Sürsürü Mahallesi’nde Dilek Apartmanı’nın enkazında çalıştıklarını belirterek konuşmasına başlayan Ezgi Göçer, “Dışarıdan enkaza bakarken duyguların üst düzeye çıktığı bir durum vardı. Bir arama ve kurtarmacı olarak enkazda görev almaya başladığımda duygularımı bir kenara bırakmak zorundaydım. Çalışma yürüttüğümüz enkazda 87 yaşında bir teyzenin olduğu biliniyordu. Oğlu benim yanımda annesinin büyük ihtimal cansız olarak çıkarılacak bedenini bekliyordu. O yüzden annesinin cansız bedenini soğukkanlılıkla ve bize yardımcı olarak bekleyen biri varken tedirginlik, korku ve üzüntü gibi duygularımı tamamen bir kenara bırakarak yardım etmeye odaklanmalıyım diyorsunuz. Hem enkazda hem gelen yardımların teslim edilmesinde hem de çadır kurulmasında görev aldık. Takım olarak çalıştık. Çok üzücü bir tecrübeydi.” şeklinde konuştu.

BAK Kadıköy olarak yaptıkları kampların ve aldıkları eğitimlerin kendilerine çok şey kattığını ve edindikleri bilgilerin ne kadar önemli olduğunu bir kez daha gördüklerini belirten Ezgi Göçer, sözlerine şu bilgileri ekliyor: “Bizim ekibimizin 12’si kadın. Bazı kırılmaların yaşanması gerekiyor. Kadınlar bu alanda dezavantajlı olarak görülüyor. Erkek egemen bir alanda bir şey yapmaya çalışıyorsunuz. Sözle ifade edilmiyor ama gözle ne işin var bakışlarını hissediyorsunuz. Ama sonra kanıksanıyor ve normalleşiyor.”

“ERKEK GİBİ TAŞIYORSUN”

Arama ve Kurtarma Takımı’nda 3 yıldır olduğunu ifade eden Aslı Çelik, “İlk hedef insana yardım etmek. Molozu kaldırıp altından insan bekliyorsun. Çok acı bir durum. Bir saat uyursan suçluluk hissediyorsun. Çünkü bir tuğla kaldırsam bile daha fazla yardımım olur diyorsun. Çevremden ilk başta ‘ufak tefeksin yapabilir misin’ diye tepki aldım. Anlatımlarımın ardından herkes iyi ki gitmişsin dedi.” diyor.

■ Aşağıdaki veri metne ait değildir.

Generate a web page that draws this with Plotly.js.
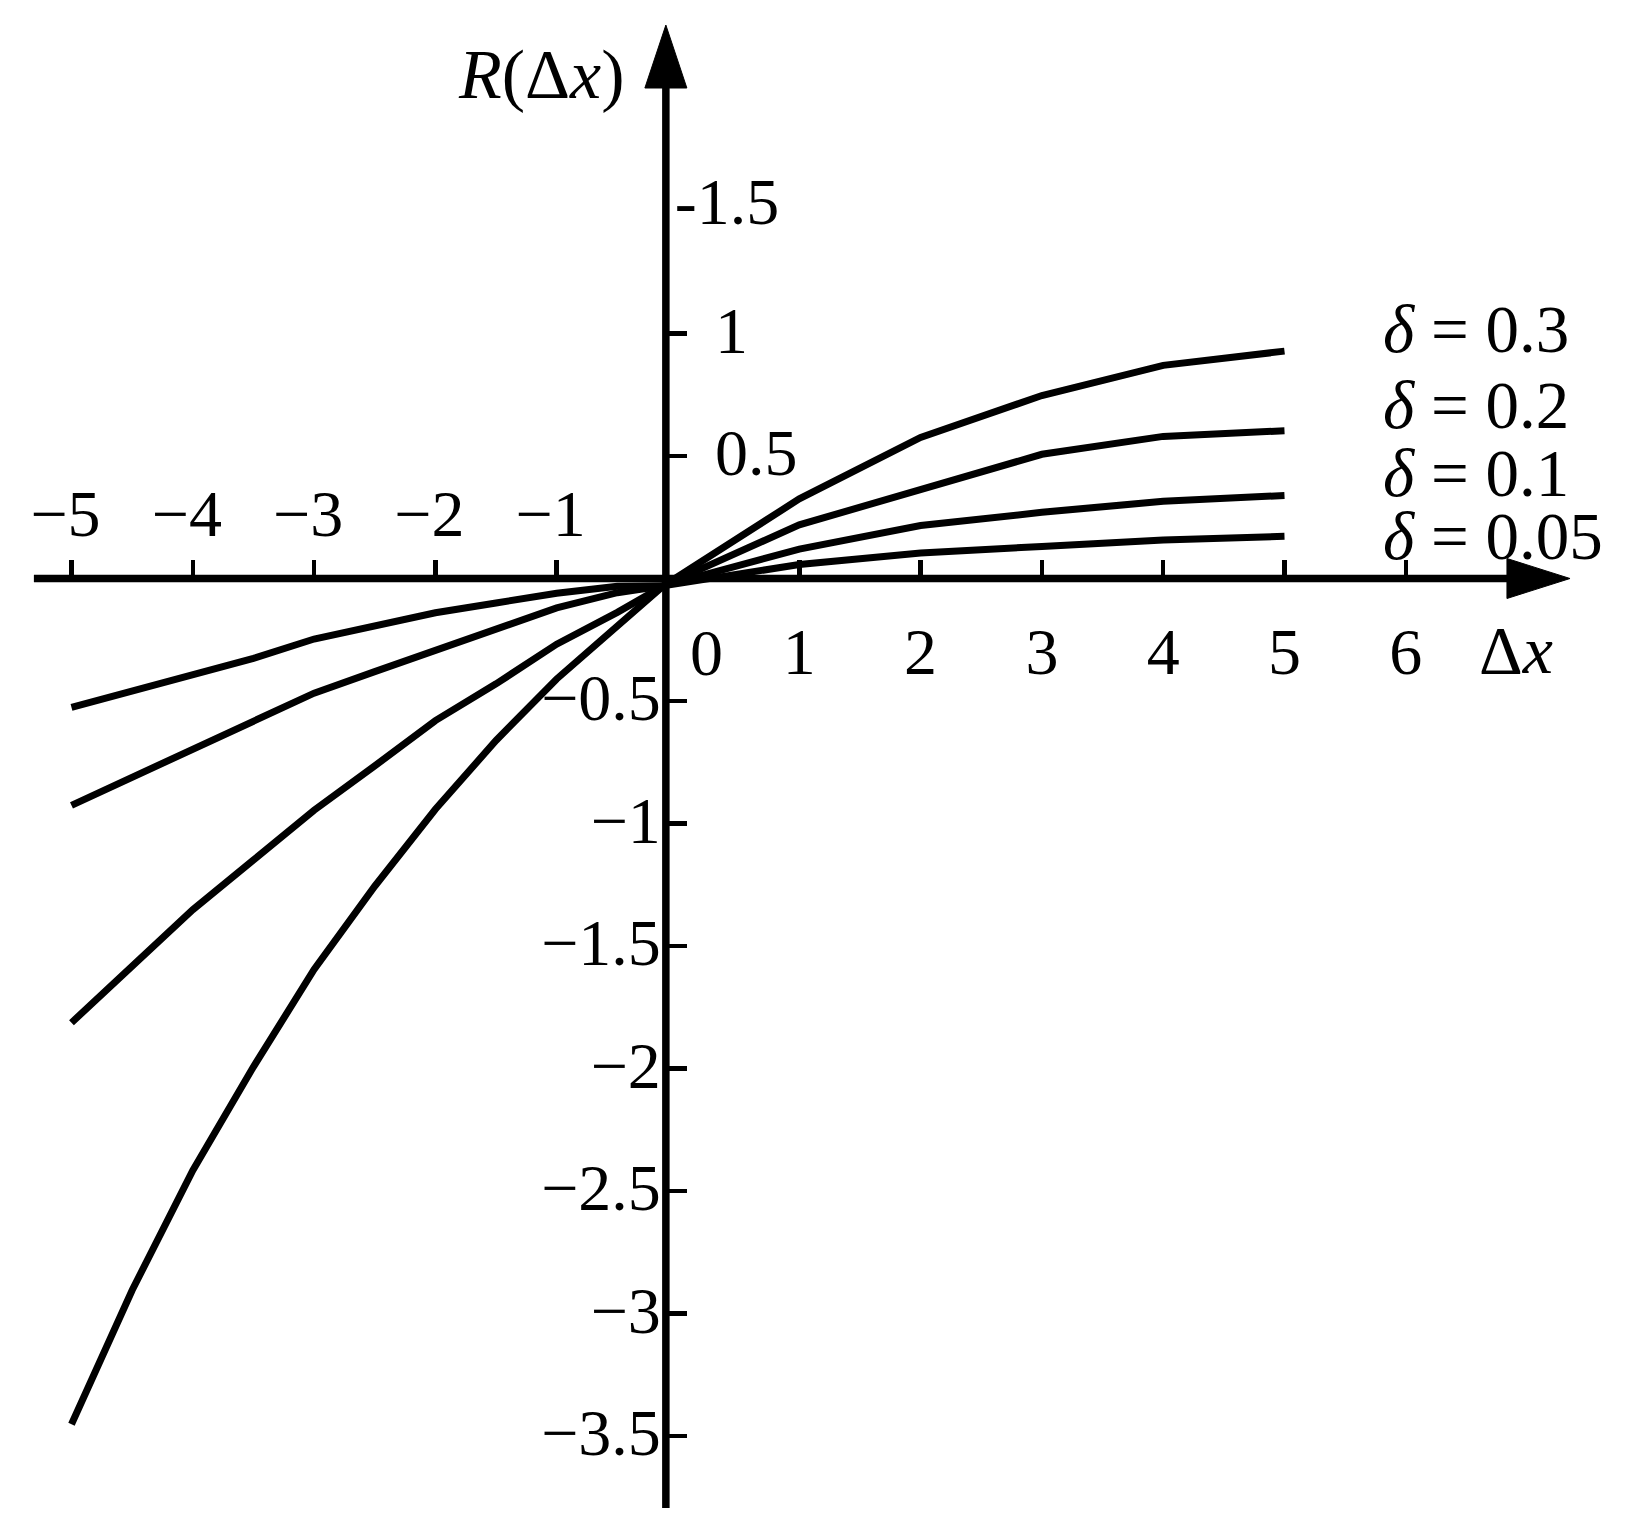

Kadınların her alanda her işi yapabileceğini belirten Çelik, enkaz alanında itfaiye çalışanı ile arasında geçen diyalogu da yüzünde hafif bir tebessümle şöyle anlatıyor; “İtfaiye ekipleriyle ortaklaşa çalışıyorsunuz. Moloz veriyordu ben de taşıyordum. Birinciyi ve sonrasında ikinci verdi. Sonrasında da ‘helal olsun erkek gibi taşıyorsun’ dedi. Ama yine erkek gibi! Zamanla bu söylem değişecek.”